Сейчас, наравне с благодарностью за оказанную мне честь, я чувствую и некоторый страх. Дело тут даже не в скромности — истинной или ложной; причина вполне конкретна, и для меня важно с самого начала ее определить. Страх возникает при осознании дистанции, существующей между произведением, видимым снаружи — критиками, читателями, и произведением, увиденным изнутри — его автором.

С одной стороны, читатель имеет перед глазами более или менее состоявшиеся книги, во всяком случае, завершенные, оформленные предметы, которые можно держать в руках, рассуждать, достойны ли они интереса, и даже присуждать за них премии. С другой стороны, имеется автор, который, закончив писать, больше к своим книгам не возвращается, но с удивлением и даже с некоторым разочарованием вдруг замечает, что никак не может на них опереться, чтобы идти дальше, как если бы все достигнутое вовсе не было достижением; напротив: как будто по мере движения вперед написанное прежде только мешает идти дальше, как будто неуверенность и всевозможные трудности только возрастают со временем; он все чаще говорит себе, что никогда не сможет больше писать, и это не просто слова… Такова дистанция между внешним и внутренним отношением, а вручение премии делает ее еще более ощутимой.

На самом деле автору интересна только одна книга — еще не написанная, предстоящая, и всякий раз она начинается с глубочайшего сомнения, непостижимого, темного, смятенного состояния неполноты, почти потерянности.

Потому неудивительно, что истоком так называемого «поэтического призвания» часто становится самый беспокойный, исполненный надежд и страхов период жизни — отрочество, своего рода второе рождение, когда человек начинает рискованный путь за пределы детства, и все, что он открывает или, скорее, о чем догадывается, что прозревает, предчувствует внутри и вокруг себя, поочередно то приводит в восторг, то пугает, слепо влечет или отшвыривает назад, к собственным смутным переживаниям. Подростку и не нужны особенные внешние события, чтобы познать жизненные бури. Долгое время он жил, как в коконе, ничего не видя вокруг; но вот начинает открывать глаза, делает шаг, спотыкается, может упасть: внезапно открывшийся ему мир странен, как сон, как сияющие склоны гор, как обрывки теней, внезапные метаморфозы дня и ночи.

Как получается, думает он, что взгляд случайной встречной в темноте коридора или на повороте улицы может поразить, словно посланная из иного мира стрела и оставить в сердце долгую, незаживающую рану?

Как возможно, подумает он еще, что лицо, чью красоту никогда не постичь до конца, может быть иссечено, растерзано, обезображено — даже без вмешательства других людей, одной лишь работой неотвратимого орудия времени?

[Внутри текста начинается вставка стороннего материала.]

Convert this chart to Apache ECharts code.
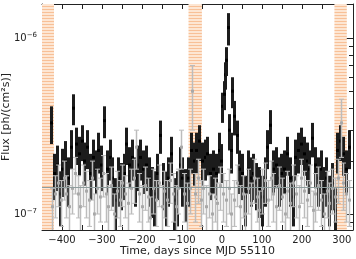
<!DOCTYPE html>
<html>
<head>
<meta charset="utf-8">
<script src="https://cdn.jsdelivr.net/npm/echarts@6/dist/echarts.min.js"></script>
<style>
  html, body { margin: 0; padding: 0; background: #fff; }
  #lcChart { width: 356px; height: 259px; }
</style>
</head>
<body>
<div id="lcChart"></div>
<script>
// flux in units of 1e-7 ph/(cm2 s), time in days since MJD 55110
var blackT = [-427, -420, -413, -406, -399, -392, -385, -378, -372, -365, -358, -351, -344, -337, -330, -323, -316, -309, -302, -295,
  -288, -281, -274, -267, -260, -253, -246, -239, -232, -225, -218, -211, -204, -197, -190, -183, -176, -169, -162, -155,
  -148, -141, -134, -127, -120, -113, -106, -99, -92, -85, -78, -71, -64, -57, -50, -43, -36, -29, -22, -15,
  -8, -3, 1, 5, 8, 11, 15, 18, 22, 26, 30, 37, 44, 51, 58, 65, 72, 79, 86, 93,
  100, 107, 114, 121, 128, 135, 142, 149, 156, 163, 170, 177, 184, 191, 198, 205, 212, 219, 226, 233,
  240, 247, 254, 261, 268, 275, 282, 289, 296, 303, 310, 317]
var blackFlux = [3.3, 1.7, 1.9, 1.3, 1.8, 2.0, 1.6, 2.4, 4.0, 2.5, 2.2, 2.6, 2.0, 2.4, 1.7, 2.1, 1.8, 2.3, 1.9, 3.4,
  1.8, 2.1, 1.6, 1.2, 1.6, 1.5, 1.7, 2.5, 1.9, 2.1, 1.6, 1.9, 2.1, 1.8, 1.9, 1.6, 1.4, 1.3, 1.7, 2.8,
  1.5, 1.3, 1.6, 2.2, 1.2, 1.3, 1.9, 1.6, 1.35, 1.6, 2.3, 2.0, 2.3, 2.6, 2.0, 2.1, 2.2, 1.7, 1.8, 1.7,
  2.3, 2.0, 4.1, 4.8, 6.2, 7.5, 11.5, 3.0, 2.3, 5.0, 3.6, 2.8, 1.8, 1.7, 1.25, 1.8, 1.6, 1.7, 1.5, 1.4,
  1.25, 1.6, 2.4, 3.2, 1.8, 1.9, 1.6, 1.7, 1.8, 2.2, 1.6, 1.25, 2.1, 2.3, 2.5, 2.2, 2.0, 1.8, 2.7, 1.9,
  1.6, 1.8, 1.4, 1.6, 1.25, 1.5, 1.05, 2.3, 2.6, 2.2, 1.8, 2.4]
var blackErr = [0.8, 0.5, 0.55, 0.45, 0.55, 0.6, 0.5, 0.6, 0.8, 0.6, 0.55, 0.6, 0.55, 0.6, 0.5, 0.55, 0.5, 0.6, 0.55, 0.7,
  0.5, 0.55, 0.5, 0.4, 0.5, 0.45, 0.5, 0.6, 0.5, 0.55, 0.5, 0.55, 0.55, 0.5, 0.55, 0.5, 0.45, 0.45, 0.5, 0.6,
  0.45, 0.45, 0.5, 0.55, 0.4, 0.45, 0.5, 0.5, 0.45, 0.5, 0.6, 0.55, 0.6, 0.6, 0.55, 0.55, 0.55, 0.5, 0.5, 0.5,
  0.6, 0.5, 0.8, 0.9, 1.1, 1.4, 2.4, 0.7, 0.6, 1.0, 0.8, 0.6, 0.5, 0.5, 0.4, 0.5, 0.5, 0.5, 0.45, 0.45,
  0.4, 0.5, 0.6, 0.7, 0.5, 0.5, 0.5, 0.5, 0.5, 0.55, 0.5, 0.4, 0.55, 0.6, 0.6, 0.55, 0.55, 0.5, 0.6, 0.5,
  0.5, 0.5, 0.45, 0.5, 0.4, 0.45, 0.35, 0.6, 0.6, 0.55, 0.5, 0.6]

var grayT = [-424, -417, -410, -403, -396, -389, -382, -375, -368, -361, -354, -347, -340, -333, -326, -319, -312, -305, -298, -291,
  -284, -277, -270, -263, -256, -249, -242, -235, -228, -221, -214, -207, -200, -193, -186, -179, -172, -165, -158, -151,
  -144, -137, -130, -123, -116, -109, -102, -95, -88, -81, -74, -67, -60, -53, -46, -39, -32, -25, -18, -11,
  -4, 3, 10, 17, 24, 31, 38, 45, 52, 59, 66, 73, 80, 87, 94, 101, 108, 115, 122, 129,
  136, 143, 150, 157, 164, 171, 178, 185, 192, 199, 206, 213, 220, 227, 234, 241, 248, 255, 262, 269,
  276, 283, 290, 297, 304, 311, 318]
var grayFlux = [1.1, 1.3, 1.5, 1.2, 1.6, 1.3, 1.1, 1.4, 1.7, 1.3, 1.1, 1.5, 1.35, 1.2, 1.6, 1.0, 1.4, 1.25, 1.7, 1.3,
  1.1, 1.45, 1.0, 1.35, 1.2, 1.5, 1.3, 1.15, 1.4, 1.6, 2.4, 1.3, 1.1, 1.45, 1.25, 0.95, 1.4, 1.2, 1.5, 1.1,
  1.35, 1.2, 1.55, 1.3, 1.1, 1.4, 2.4, 1.3, 1.15, 1.4, 5.0, 1.3, 1.6, 1.2, 1.4, 1.1, 1.3, 1.0, 1.25, 1.15,
  1.45, 1.3, 1.2, 1.4, 1.0, 1.2, 1.5, 1.1, 1.3, 1.0, 1.4, 1.15, 1.6, 1.25, 1.05, 1.4, 1.55, 1.2, 1.6, 1.3,
  1.1, 1.45, 1.25, 1.0, 1.35, 1.15, 1.5, 1.3, 1.1, 1.6, 1.35, 1.2, 1.5, 1.05, 1.3, 1.45, 1.2, 1.0, 1.35, 1.15,
  1.4, 1.25, 1.6, 3.3, 1.5, 1.3, 1.2]
var grayErr = [0.3, 0.35, 0.4, 0.35, 0.4, 0.35, 0.35, 0.4, 0.4, 0.35, 0.35, 0.4, 0.4, 0.35, 0.4, 0.3, 0.4, 0.35, 0.45, 0.4,
  0.35, 0.4, 0.3, 0.4, 0.35, 0.4, 0.35, 0.35, 0.4, 0.45, 0.6, 0.4, 0.35, 0.4, 0.35, 0.3, 0.4, 0.35, 0.4, 0.35,
  0.4, 0.35, 0.4, 0.4, 0.35, 0.4, 0.6, 0.4, 0.35, 0.4, 2.0, 0.4, 0.45, 0.35, 0.4, 0.35, 0.35, 0.3, 0.35, 0.35,
  0.4, 0.4, 0.35, 0.4, 0.3, 0.35, 0.4, 0.35, 0.35, 0.3, 0.4, 0.35, 0.45, 0.35, 0.3, 0.4, 0.4, 0.35, 0.4, 0.4,
  0.35, 0.4, 0.35, 0.3, 0.4, 0.35, 0.4, 0.35, 0.35, 0.45, 0.4, 0.35, 0.4, 0.3, 0.4, 0.4, 0.35, 0.3, 0.4, 0.35,
  0.4, 0.35, 0.45, 1.2, 0.45, 0.4, 0.35]

// quiescent level and the hatched gaps
var baseLevel = 1.41
var gapStart = [-450, -83.5, 281.5]
var gapEnd = [-420, -50, 312.5]

var xTickLabels = [-400, -300, -200, -100, 0, 100, 200, 300]
var yTickLabels = [-7, -6]

function lg(v) {
  return Math.log10(v * 1e-7)
}

function buildRows(ts, fs, es) {
  var rows = []
  ts.forEach(function(t, i) {
    var lo = Math.max(fs[i] - es[i], 0.05)
    rows.push([t, lg(fs[i]), lg(lo), lg(fs[i] + es[i])])
  })
  return rows
}

function errorBar(color, width, cap, marker, markerColor) {
  return function(params, api) {
    var p = api.coord([api.value(0), api.value(1)])
    var lo = api.coord([api.value(0), api.value(2)])
    var hi = api.coord([api.value(0), api.value(3)])
    var x = Math.round(p[0]) + 0.5
    var kids = [{
      type: 'line',
      shape: { x1: x, y1: lo[1], x2: x, y2: hi[1] },
      style: { stroke: color, lineWidth: width }
    }]
    if (cap) {
      kids.push({ type: 'line', shape: { x1: x - cap, y1: lo[1], x2: x + cap, y2: lo[1] }, style: { stroke: color, lineWidth: 1 } })
      kids.push({ type: 'line', shape: { x1: x - cap, y1: hi[1], x2: x + cap, y2: hi[1] }, style: { stroke: color, lineWidth: 1 } })
    }
    kids.push({
      type: 'rect',
      shape: { x: x - marker / 2, y: p[1] - marker / 2, width: marker, height: marker },
      style: { fill: markerColor }
    })
    return { type: 'group', children: kids }
  }
}

// peach stripes for the gaps
var hatch = document.createElement('canvas')
hatch.width = 4
hatch.height = 3
var hctx = hatch.getContext('2d')
hctx.fillStyle = '#fde6d3'
hctx.fillRect(0, 0, 4, 3)
hctx.fillStyle = '#f8c097'
hctx.fillRect(0, 0, 4, 1)

var gapAreas = []
gapStart.forEach(function(s, i) {
  gapAreas.push([{ xAxis: s }, { xAxis: gapEnd[i] }])
})

var minorTicks = []
for (var k = 2; k <= 9; k++) minorTicks.push(lg(k))
minorTicks.push(lg(0.9))

var yMin = -7.091
var yMax = -5.805
var font = 'DejaVu Sans'

var yBase = { type: 'value', min: yMin, max: yMax, splitLine: { show: false } }

var option = {
  animation: false,
  grid: { left: 42, right: 3, top: 4, bottom: 29, outerBoundsMode: 'none', containLabel: false },
  xAxis: [
    {
      type: 'value', min: -450, max: 328, interval: 50,
      name: 'Time, days since MJD 55110', nameLocation: 'middle', nameGap: 16, nameMoveOverlap: false,
      nameTextStyle: { fontFamily: font, fontSize: 11, color: '#222' },
      axisLine: { onZero: false, lineStyle: { color: '#222' } },
      axisTick: { inside: true, length: 5, lineStyle: { color: '#222' } },
      axisLabel: {
        fontFamily: font, fontSize: 10, color: '#222', margin: 5,
        formatter: function(v) { return xTickLabels.indexOf(v) >= 0 ? String(v).replace('-', '\u2212') : '' }
      },
      splitLine: { show: false }
    },
    {
      type: 'value', position: 'top', min: -450, max: 328, interval: 50,
      axisLine: { onZero: false, lineStyle: { color: '#222' } },
      axisTick: { inside: true, length: 5, lineStyle: { color: '#222' } },
      axisLabel: { show: false },
      splitLine: { show: false }
    }
  ],
  yAxis: [
    Object.assign({}, yBase, {
      position: 'left',
      name: 'Flux [ph/(cm\u00b2s)]', nameLocation: 'middle', nameGap: 30, nameMoveOverlap: false,
      nameTextStyle: { fontFamily: font, fontSize: 11, color: '#222' },
      axisLine: { show: true, onZero: false, lineStyle: { color: '#222' } },
      axisTick: { inside: true, length: 7, customValues: yTickLabels, lineStyle: { color: '#222' } },
      axisLabel: {
        customValues: yTickLabels, margin: 5, fontFamily: font, fontSize: 10, color: '#222',
        formatter: function(v) { return '10{sup|\u2212' + Math.abs(Math.round(v)) + '}' },
        rich: { sup: { fontFamily: font, fontSize: 7, color: '#222', padding: [0, 0, 6, 0] } }
      }
    }),
    Object.assign({}, yBase, {
      position: 'left',
      axisLine: { show: false, onZero: false },
      axisTick: { inside: true, length: 4, customValues: minorTicks, lineStyle: { color: '#222' } },
      axisLabel: { show: false }
    }),
    Object.assign({}, yBase, {
      position: 'right',
      axisLine: { show: true, onZero: false, lineStyle: { color: '#222' } },
      axisTick: { inside: true, length: 7, customValues: yTickLabels, lineStyle: { color: '#222' } },
      axisLabel: { show: false }
    }),
    Object.assign({}, yBase, {
      position: 'right',
      axisLine: { show: false, onZero: false },
      axisTick: { inside: true, length: 4, customValues: minorTicks, lineStyle: { color: '#222' } },
      axisLabel: { show: false }
    })
  ],
  series: [
    {
      type: 'line', data: [], silent: true,
      markArea: {
        silent: true,
        itemStyle: { color: { image: hatch, repeat: 'repeat' } },
        data: gapAreas
      }
    },
    {
      name: 'black', type: 'custom', clip: true,
      renderItem: errorBar('#1c1c1c', 3, 0, 3, '#000'),
      encode: { x: 0, y: [1, 2, 3] },
      data: buildRows(blackT, blackFlux, blackErr),
      z: 3
    },
    {
      name: 'gray', type: 'custom', clip: true,
      renderItem: errorBar('#bcbcbc', 1.5, 2.5, 3, '#a8a8a8'),
      encode: { x: 0, y: [1, 2, 3] },
      data: buildRows(grayT, grayFlux, grayErr),
      markLine: {
        silent: true, symbol: 'none', label: { show: false },
        lineStyle: { color: '#8f9d9d', width: 1, type: 'solid' },
        data: [{ yAxis: lg(baseLevel) }]
      },
      z: 4
    }
  ]
}

var myChart = echarts.init(document.getElementById('lcChart'))
myChart.setOption(option)
</script>
</body>
</html>
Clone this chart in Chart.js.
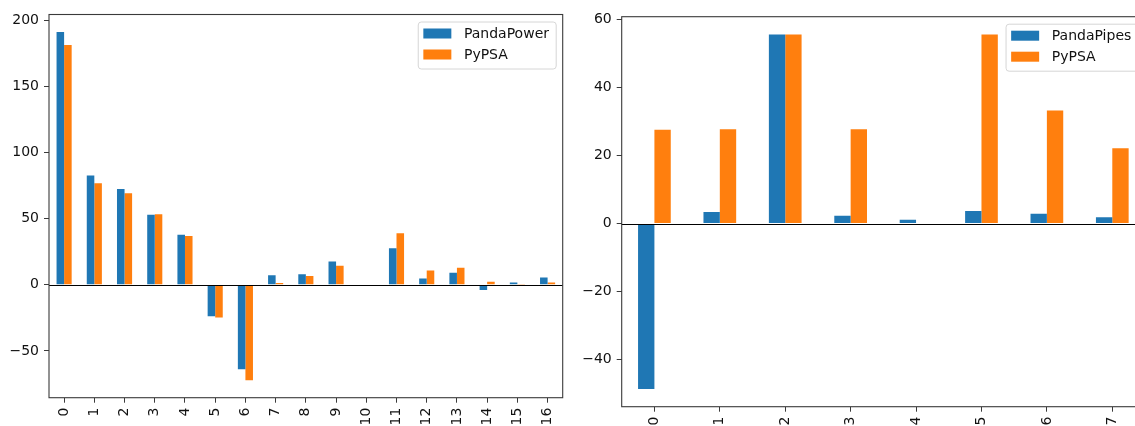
<!DOCTYPE html>
<html>
<head>
<meta charset="utf-8">
<script src="https://cdn.jsdelivr.net/npm/chart.js@4/dist/chart.umd.min.js"></script>
<style>
html, body { margin: 0; padding: 0; background: #fff; overflow: hidden; width: 1135px; height: 426px; }
#powerChart { position: absolute; left: 0; top: 0; }
#pipesChart { position: absolute; left: 570px; top: 0; }
</style>
</head>
<body>
<canvas id="powerChart" width="570" height="426"></canvas>
<canvas id="pipesChart" width="582" height="426"></canvas>
<script>
// Left panel: electricity
const powerCats = ['0', '1', '2', '3', '4', '5', '6', '7', '8', '9', '10', '11', '12', '13', '14', '15', '16'];
const pandaPower = [191.2, 82.6, 72.5, 53.0, 37.9, -23.7, -63.9, 7.3, 7.9, 17.7, 0, 27.6, 4.8, 9.1, -4.0, 1.8, 5.6];
const pypsaPower = [181.4, 76.8, 69.2, 53.3, 36.9, -24.7, -72.2, 1.3, 6.6, 14.4, 0, 38.9, 10.9, 12.9, 2.3, 0.3, 1.8];
const powerTicks = [-50, 0, 50, 100, 150, 200];

// Right panel: gas
const pipeCats = ['0', '1', '2', '3', '4', '5', '6', '7'];
const pandaPipes = [-48.7, 3.4, 55.7, 2.3, 1.1, 3.7, 2.9, 1.9];
const pypsaGas = [27.6, 27.8, 55.7, 27.8, 0, 55.7, 33.3, 22.2];
const pipeTicks = [-40, -20, 0, 20, 40, 60];

const BLUE = '#1f77b4';
const ORANGE = '#ff7f0e';
const TEXT = '#111';
const FONT = { family: "'DejaVu Sans', sans-serif", size: 14 };

// spines, zero line and a matplotlib-like legend box
const framePlugin = {
    id: 'frame',
    afterDatasetsDraw(chart) {
        const { ctx, chartArea: a, scales: { y } } = chart;
        ctx.save();
        const y0 = Math.round(y.getPixelForValue(0)) + 0.5;
        ctx.strokeStyle = '#000';
        ctx.lineWidth = 1.1;
        ctx.beginPath();
        ctx.moveTo(a.left, y0);
        ctx.lineTo(a.right, y0);
        ctx.stroke();

        ctx.strokeStyle = '#3a3a3a';
        ctx.lineWidth = 1.1;
        ctx.strokeRect(a.left, a.top, a.right - a.left, a.bottom - a.top);

        // legend
        ctx.font = `${FONT.size}px ${FONT.family}`;
        const sets = chart.data.datasets;
        const tw = Math.max(...sets.map(d => ctx.measureText(d.label).width));
        const w = 5.6 + 28 + 12.6 + tw + 6.7;
        const h = 47;
        const bx = a.right - 7 - w;
        const by = a.top + 7;
        ctx.beginPath();
        ctx.roundRect(bx + 0.5, by + 0.5, w, h, 3);
        ctx.fillStyle = 'rgba(255,255,255,0.8)';
        ctx.fill();
        ctx.strokeStyle = '#d6d6d6';
        ctx.lineWidth = 1;
        ctx.stroke();
        sets.forEach((d, i) => {
            ctx.fillStyle = d.backgroundColor;
            ctx.fillRect(bx + 5.6, by + 7 + i * 21, 28, 10);
            ctx.fillStyle = TEXT;
            ctx.textBaseline = 'middle';
            ctx.textAlign = 'left';
            ctx.fillText(d.label, bx + 46.2, by + 12.5 + i * 21);
        });
        ctx.restore();
    }
};

function fmt(v) {
    return v < 0 ? '\u2212' + Math.abs(v) : String(v);
}

function makeChart(id, cats, blue, blueLabel, orange, yTicks, box) {
    const lo = Math.min(0, ...blue, ...orange);
    const hi = Math.max(0, ...blue, ...orange);
    const m = (hi - lo) * 0.05;
    return new Chart(document.getElementById(id), {
        type: 'bar',
        data: {
            labels: cats,
            datasets: [
                { label: blueLabel, data: blue, backgroundColor: BLUE, borderWidth: 0 },
                { label: 'PyPSA', data: orange, backgroundColor: ORANGE, borderWidth: 0 }
            ]
        },
        options: {
            responsive: false,
            animation: false,
            layout: { padding: { top: box.top, right: box.right, left: 0, bottom: 0 } },
            datasets: { bar: { categoryPercentage: 0.5, barPercentage: 1 } },
            plugins: { legend: { display: false }, tooltip: { enabled: false } },
            scales: {
                x: {
                    offset: true,
                    grid: { offset: false, drawOnChartArea: false, drawTicks: true, tickLength: 5, color: '#3a3a3a', lineWidth: 1 },
                    border: { display: false },
                    ticks: { color: TEXT, font: FONT, minRotation: 90, maxRotation: 90, autoSkip: false, padding: 5 },
                    afterFit: s => { s.height = box.bottom; }
                },
                y: {
                    min: lo - m,
                    max: hi + m,
                    grid: { drawOnChartArea: false, drawTicks: true, tickLength: 5, color: '#3a3a3a', lineWidth: 1 },
                    border: { display: false },
                    ticks: { color: TEXT, font: FONT, padding: 5, callback: v => fmt(v) },
                    afterBuildTicks: s => { s.ticks = yTicks.map(v => ({ value: v })); },
                    afterFit: s => { s.width = box.left; }
                }
            }
        },
        plugins: [framePlugin]
    });
}

makeChart('powerChart', powerCats, pandaPower, 'PandaPower', pypsaPower, powerTicks,
    { left: 49, top: 14.5, right: 7.3, bottom: 28.3 });
makeChart('pipesChart', pipeCats, pandaPipes, 'PandaPipes', pypsaGas, pipeTicks,
    { left: 51.7, top: 16.7, right: 7, bottom: 19.3 });
</script>
</body>
</html>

Так, даже в самых защищенных, благополучных жизнях возникают порою провалы, разрывы, словно в полотнище шатра, сдуваемого ветром, и в результате рушатся границы нашего мира, существования: иногда это происходит от избытка счастья, чаще — от избытка ужаса, но всегда, всегда — от избытка. Мир слишком невыносим, слишком прекрасен? Несомненно одно: в этом смысле он не измерим никакой мерой. Пусть наука множит усилия, до бесконечности совершенствует свои механизмы: существует внутренний опыт такого порядка, который всегда ускользнет от ее средств. Именно к этой категории опыта принадлежит создание стихов.

Таинственно или, во всяком случае, странно здесь то, что необходимо глубокое потрясение всего существа, встреча с непостижимым, чтобы человек смог вдруг выйти к особому измерению поэзии или другого вида искусства. Мера искусства открывается в тот миг, когда сущность самой жизни проявляется как отсутствие всяких мер; настойчивый шепот словно внушает нам, что соразмерность искусства есть ответ на безмерность жизни.

Как иначе объяснить страсть подростка к той или иной книге — даже если сам он не пытается сочинять? Далекий от мысли, что поэзия, как ему пытаются внушить, есть маска, украшательство невыносимого лика реальности, он чувствует, что как раз поэзия, на свой манер, говорит правду или, по крайней мере, обманывает меньше, чем догмы или доктрины. И — быть может, гораздо позже — он догадывается: в стихи непостижимым образом проскальзывает неизвестное, сродни тому, в чем он сам затерян и блуждает, нечто из области неизмеримого, делающее его собственное положение столь особенным, загадочным. И выходит, что загадка жизни (сама по себе немалая) и загадка стихов — нераздельны.

Отныне он будет пытаться разрешить эту загадку; читать ученые трактаты, изучать религиозных мыслителей, философов; блуждать в их лабиринтах.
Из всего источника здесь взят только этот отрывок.